start Data lines

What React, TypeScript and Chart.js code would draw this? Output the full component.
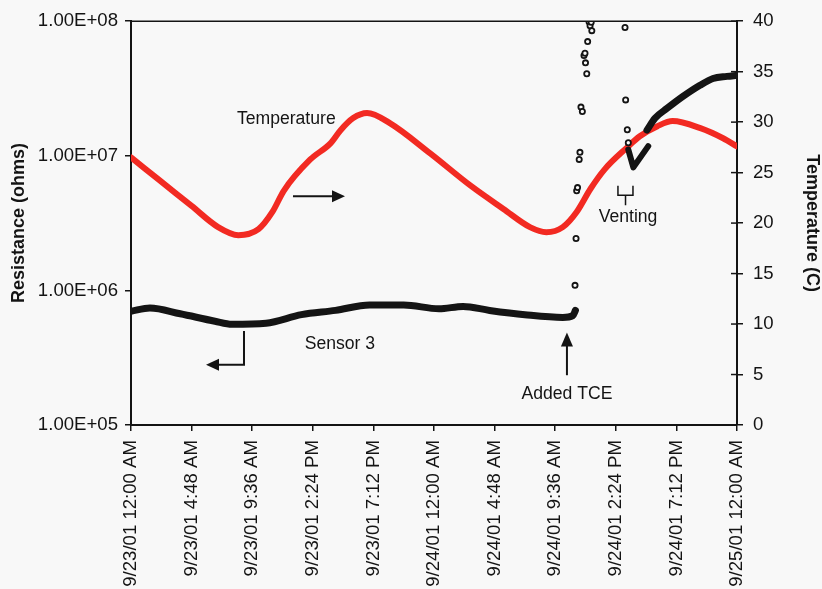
import React, { useEffect, useRef } from 'react';
import { Chart, registerables } from 'chart.js';

Chart.register(...registerables);

const FONT = "'Liberation Sans', Arial, Helvetica, sans-serif";
const INK = '#141414';
const BG = '#f8f8f8';
const RED = '#f22a22';

// X axis is measured in hours after 9/23/01 12:00 AM
const xTickHours = [0, 4.8, 9.6, 14.4, 19.2, 24, 28.8, 33.6, 38.4, 43.2, 48];
const xTickLabels = [
  '9/23/01 12:00 AM',
  '9/23/01 4:48 AM',
  '9/23/01 9:36 AM',
  '9/23/01 2:24 PM',
  '9/23/01 7:12 PM',
  '9/24/01 12:00 AM',
  '9/24/01 4:48 AM',
  '9/24/01 9:36 AM',
  '9/24/01 2:24 PM',
  '9/24/01 7:12 PM',
  '9/25/01 12:00 AM',
];
const resistanceTicks = [1e5, 1e6, 1e7, 1e8];
const resistanceTickLabels = ['1.00E+05', '1.00E+06', '1.00E+07', '1.00E+08'];
const temperatureTicks = [0, 5, 10, 15, 20, 25, 30, 35, 40];

// Temperature (C), right axis
const temperatureHours = [0, 2.2, 4.8, 6.9, 8.5, 10.1, 11.2, 12.1, 14.2, 15.8, 16.6, 17.6, 18.7, 20.5, 23.7, 26.9, 29.5, 31.6, 32.9, 34.2, 35.3, 36.4, 37.5, 39.3, 40.3, 41.7, 42.9, 45.1, 46.9, 48];
const temperatureValues = [26.5, 24.3, 21.7, 19.6, 18.8, 19.4, 21.1, 23.2, 26.3, 27.9, 29.2, 30.4, 30.9, 29.9, 26.9, 23.7, 21.4, 19.6, 19.1, 19.6, 21.1, 23.4, 25.3, 27.5, 28.6, 29.6, 30.1, 29.4, 28.4, 27.6];

// Sensor 3 resistance (ohms), left axis - before TCE
const sensorHours = [0, 1.5, 3.9, 6.65, 8.0, 10.7, 13.5, 16.2, 18.9, 21.6, 24.4, 26.3, 28.4, 31.2, 34.2, 35.0, 35.2];
const sensorOhms = [7.0e5, 7.4e5, 6.7e5, 5.9e5, 5.6e5, 5.7e5, 6.6e5, 7.1e5, 7.8e5, 7.8e5, 7.3e5, 7.6e5, 7.1e5, 6.6e5, 6.3e5, 6.5e5, 7.1e5];

// Scattered readings after TCE was added
const spikeHours = [35.17, 35.25, 35.3, 35.37, 35.5, 35.56, 35.64, 35.75, 35.88, 35.96, 36.0, 36.1, 36.17, 36.28, 36.36, 36.45, 36.5, 39.13, 39.18, 39.31, 39.39];
const spikeOhms = [1.09e6, 2.43e6, 5.5e6, 5.8e6, 9.4e6, 1.06e7, 2.3e7, 2.13e7, 5.56e7, 5.78e7, 4.9e7, 4.07e7, 7.05e7, 9.9e7, 9.25e7, 9.8e7, 8.5e7, 8.98e7, 2.6e7, 1.56e7, 1.25e7];

// Venting dip
const ventHours = [39.39, 39.79, 40.97];
const ventOhms = [1.11e7, 8.2e6, 1.18e7];

// Recovery after venting
const recoveryHours = [40.87, 41.5, 42.46, 43.72, 45.07, 46.1, 47.2, 48];
const recoveryOhms = [1.55e7, 1.9e7, 2.25e7, 2.76e7, 3.34e7, 3.75e7, 3.89e7, 3.96e7];

// Annotations, in data units (hours, temperature axis)
const labelTemperature = { text: 'Temperature', h: 12.3, t: 30.3 };
const arrowTemperature = { h0: 12.83, h1: 16.95, t: 22.65 };
const labelSensor = { text: 'Sensor 3', h: 16.55, t: 8.0 };
const arrowSensor = { h: 8.95, t0: 9.31, t1: 5.98, hTip: 5.94 };
const labelTce = { text: 'Added TCE', h: 34.53, t: 3.1 };
const arrowTce = { h: 34.53, tTip: 9.16, tBase: 4.93 };
const labelVenting = { text: 'Venting', h: 39.37, t: 20.6 };
const bracketVenting = { h0: 38.57, h1: 39.76, hStem: 39.17, tTop: 23.7, tMid: 22.75, tBottom: 21.76 };

const toXY = (xs: number[], ys: number[]) => xs.map((x, i) => ({ x, y: ys[i] }));

const fillTriangle = (ctx: CanvasRenderingContext2D, pts: number[][]) => {
  ctx.beginPath();
  ctx.moveTo(pts[0][0], pts[0][1]);
  ctx.lineTo(pts[1][0], pts[1][1]);
  ctx.lineTo(pts[2][0], pts[2][1]);
  ctx.closePath();
  ctx.fill();
};

const decorPlugin = {
  id: 'decor',
  beforeDraw(chart: any) {
    const { ctx, width, height } = chart;
    ctx.save();
    ctx.fillStyle = BG;
    ctx.fillRect(0, 0, width, height);
    ctx.restore();
  },
  afterDraw(chart: any) {
    const { ctx, chartArea } = chart;
    const xs = chart.scales.x;
    const ts = chart.scales.y1;
    const px = (h: number) => xs.getPixelForValue(h);
    const py = (t: number) => ts.getPixelForValue(t);
    ctx.save();
    ctx.strokeStyle = INK;
    ctx.fillStyle = INK;
    // top border of plot
    ctx.lineWidth = 1.5;
    ctx.beginPath();
    ctx.moveTo(chartArea.left, chartArea.top);
    ctx.lineTo(chartArea.right, chartArea.top);
    ctx.stroke();
    // right axis ticks cross the axis
    ctx.lineWidth = 1.5;
    temperatureTicks.forEach((t) => {
      const y = py(t);
      ctx.beginPath();
      ctx.moveTo(chartArea.right - 6, y);
      ctx.lineTo(chartArea.right, y);
      ctx.stroke();
    });
    // texts
    ctx.font = `17.6px ${FONT}`;
    ctx.textAlign = 'center';
    ctx.textBaseline = 'middle';
    [labelTemperature, labelSensor, labelTce, labelVenting].forEach((l) => {
      ctx.fillText(l.text, px(l.h), py(l.t));
    });
    ctx.lineWidth = 2;
    // temperature arrow (to right axis)
    {
      const x0 = px(arrowTemperature.h0);
      const x1 = px(arrowTemperature.h1);
      const y = py(arrowTemperature.t);
      ctx.beginPath();
      ctx.moveTo(x0, y);
      ctx.lineTo(x1 - 10, y);
      ctx.stroke();
      fillTriangle(ctx, [[x1, y], [x1 - 13, y - 6], [x1 - 13, y + 6]]);
    }
    // sensor arrow (to left axis)
    {
      const x = px(arrowSensor.h);
      const y0 = py(arrowSensor.t0);
      const y1 = py(arrowSensor.t1);
      const xt = px(arrowSensor.hTip);
      ctx.beginPath();
      ctx.moveTo(x, y0);
      ctx.lineTo(x, y1);
      ctx.lineTo(xt + 10, y1);
      ctx.stroke();
      fillTriangle(ctx, [[xt, y1], [xt + 13, y1 - 6], [xt + 13, y1 + 6]]);
    }
    // added TCE arrow
    {
      const x = px(arrowTce.h);
      const yt = py(arrowTce.tTip);
      const yb = py(arrowTce.tBase);
      ctx.beginPath();
      ctx.moveTo(x, yb);
      ctx.lineTo(x, yt + 10);
      ctx.stroke();
      fillTriangle(ctx, [[x, yt], [x - 6, yt + 14], [x + 6, yt + 14]]);
    }
    // venting bracket
    {
      const xa = px(bracketVenting.h0);
      const xb = px(bracketVenting.h1);
      const xm = px(bracketVenting.hStem);
      const yT = py(bracketVenting.tTop);
      const yM = py(bracketVenting.tMid);
      const yB = py(bracketVenting.tBottom);
      ctx.lineWidth = 1.5;
      ctx.beginPath();
      ctx.moveTo(xa, yT);
      ctx.lineTo(xa, yM);
      ctx.lineTo(xb, yM);
      ctx.lineTo(xb, yT);
      ctx.moveTo(xm, yM);
      ctx.lineTo(xm, yB);
      ctx.stroke();
    }
    ctx.restore();
  },
};

export default function App() {
  const canvasRef = useRef<HTMLCanvasElement | null>(null);

  useEffect(() => {
    const canvas = canvasRef.current;
    if (!canvas) return;
    const tickFont = { family: FONT, size: 18.6 };
    const titleFont = { family: FONT, size: 18, weight: 'bold' as const, lineHeight: 1 };

    const chart = new Chart(canvas, {
      type: 'line',
      data: {
        datasets: [
          {
            label: 'Sensor 3',
            data: toXY(sensorHours, sensorOhms),
            yAxisID: 'y',
            borderColor: INK,
            borderWidth: 7,
            pointRadius: 0,
            cubicInterpolationMode: 'monotone',
            borderCapStyle: 'round',
            borderJoinStyle: 'round',
          },
          {
            label: 'Sensor 3 spike',
            data: toXY(spikeHours, spikeOhms),
            yAxisID: 'y',
            showLine: false,
            pointRadius: 2.6,
            pointBorderWidth: 1.8,
            pointBorderColor: INK,
            pointBackgroundColor: BG,
          },
          {
            label: 'Sensor 3 venting',
            data: toXY(ventHours, ventOhms),
            yAxisID: 'y',
            borderColor: INK,
            borderWidth: 6,
            pointRadius: 0,
            borderCapStyle: 'round',
            borderJoinStyle: 'round',
          },
          {
            label: 'Sensor 3 recovery',
            data: toXY(recoveryHours, recoveryOhms),
            yAxisID: 'y',
            borderColor: INK,
            borderWidth: 7,
            pointRadius: 0,
            cubicInterpolationMode: 'monotone',
            borderCapStyle: 'round',
            borderJoinStyle: 'round',
          },
          {
            label: 'Temperature',
            data: toXY(temperatureHours, temperatureValues),
            yAxisID: 'y1',
            borderColor: RED,
            borderWidth: 6,
            pointRadius: 0,
            cubicInterpolationMode: 'monotone',
            borderCapStyle: 'round',
          },
        ],
      },
      options: {
        responsive: false,
        animation: false,
        events: [],
        layout: { padding: { top: 17, left: 0, right: 0, bottom: 0 } },
        plugins: {
          legend: { display: false },
          tooltip: { enabled: false },
        },
        scales: {
          x: {
            type: 'linear',
            position: 'bottom',
            min: 0,
            max: 48,
            afterBuildTicks: (s: any) => {
              s.ticks = xTickHours.map((v) => ({ value: v }));
            },
            afterFit: (s: any) => {
              s.height = 164;
            },
            ticks: {
              autoSkip: false,
              minRotation: 90,
              maxRotation: 90,
              padding: 9,
              color: INK,
              font: tickFont,
              callback: (_v: any, i: number) => xTickLabels[i],
            },
            grid: { drawOnChartArea: false, drawTicks: true, tickLength: 6, color: INK, lineWidth: 1.5 },
            border: { display: true, color: INK, width: 2 },
          },
          y: {
            type: 'logarithmic',
            position: 'left',
            min: 1e5,
            max: 1e8,
            afterBuildTicks: (s: any) => {
              s.ticks = resistanceTicks.map((v) => ({ value: v }));
            },
            afterFit: (s: any) => {
              s.width = 131;
            },
            ticks: {
              padding: 7,
              color: INK,
              font: tickFont,
              callback: (_v: any, i: number) => resistanceTickLabels[i],
            },
            title: {
              display: true,
              text: 'Resistance (ohms)',
              color: INK,
              font: titleFont,
              padding: { top: 10, bottom: 0 },
            },
            grid: { drawOnChartArea: false, drawTicks: true, tickLength: 6, color: INK, lineWidth: 1.5 },
            border: { display: true, color: INK, width: 2 },
          },
          y1: {
            type: 'linear',
            position: 'right',
            min: 0,
            max: 40,
            afterBuildTicks: (s: any) => {
              s.ticks = temperatureTicks.map((v) => ({ value: v }));
            },
            afterFit: (s: any) => {
              s.width = 85;
            },
            ticks: {
              padding: 10,
              color: INK,
              font: tickFont,
              callback: (v: any) => String(v),
            },
            title: {
              display: true,
              text: 'Temperature (C)',
              color: INK,
              font: titleFont,
              padding: { top: 1, bottom: 0 },
            },
            grid: { drawOnChartArea: false, drawTicks: true, tickLength: 6, color: INK, lineWidth: 1.5 },
            border: { display: true, color: INK, width: 2 },
          },
        },
      } as any,
      plugins: [decorPlugin],
    });

    return () => {
      chart.destroy();
    };
  }, []);

  return (
    <div style={{ position: 'fixed', left: 0, top: 0, width: 822, height: 589, background: BG, overflow: 'hidden' }}>
      <canvas ref={canvasRef} width={822} height={589} style={{ display: 'block', width: 822, height: 589 }} />
    </div>
  );
}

end Data lines

- [What the task asks]: Go from the first line of the listing to the line holding "29.4, 28.4, 27.6];" and, please, transcribe those lines exactly, both included, with no pictures.

- [Final result]:
What React, TypeScript and Chart.js code would draw this? Output the full component.
import React, { useEffect, useRef } from 'react';
import { Chart, registerables } from 'chart.js';

Chart.register(...registerables);

const FONT = "'Liberation Sans', Arial, Helvetica, sans-serif";
const INK = '#141414';
const BG = '#f8f8f8';
const RED = '#f22a22';

// X axis is measured in hours after 9/23/01 12:00 AM
const xTickHours = [0, 4.8, 9.6, 14.4, 19.2, 24, 28.8, 33.6, 38.4, 43.2, 48];
const xTickLabels = [
  '9/23/01 12:00 AM',
  '9/23/01 4:48 AM',
  '9/23/01 9:36 AM',
  '9/23/01 2:24 PM',
  '9/23/01 7:12 PM',
  '9/24/01 12:00 AM',
  '9/24/01 4:48 AM',
  '9/24/01 9:36 AM',
  '9/24/01 2:24 PM',
  '9/24/01 7:12 PM',
  '9/25/01 12:00 AM',
];
const resistanceTicks = [1e5, 1e6, 1e7, 1e8];
const resistanceTickLabels = ['1.00E+05', '1.00E+06', '1.00E+07', '1.00E+08'];
const temperatureTicks = [0, 5, 10, 15, 20, 25, 30, 35, 40];

// Temperature (C), right axis
const temperatureHours = [0, 2.2, 4.8, 6.9, 8.5, 10.1, 11.2, 12.1, 14.2, 15.8, 16.6, 17.6, 18.7, 20.5, 23.7, 26.9, 29.5, 31.6, 32.9, 34.2, 35.3, 36.4, 37.5, 39.3, 40.3, 41.7, 42.9, 45.1, 46.9, 48];
const temperatureValues = [26.5, 24.3, 21.7, 19.6, 18.8, 19.4, 21.1, 23.2, 26.3, 27.9, 29.2, 30.4, 30.9, 29.9, 26.9, 23.7, 21.4, 19.6, 19.1, 19.6, 21.1, 23.4, 25.3, 27.5, 28.6, 29.6, 30.1, 29.4, 28.4, 27.6];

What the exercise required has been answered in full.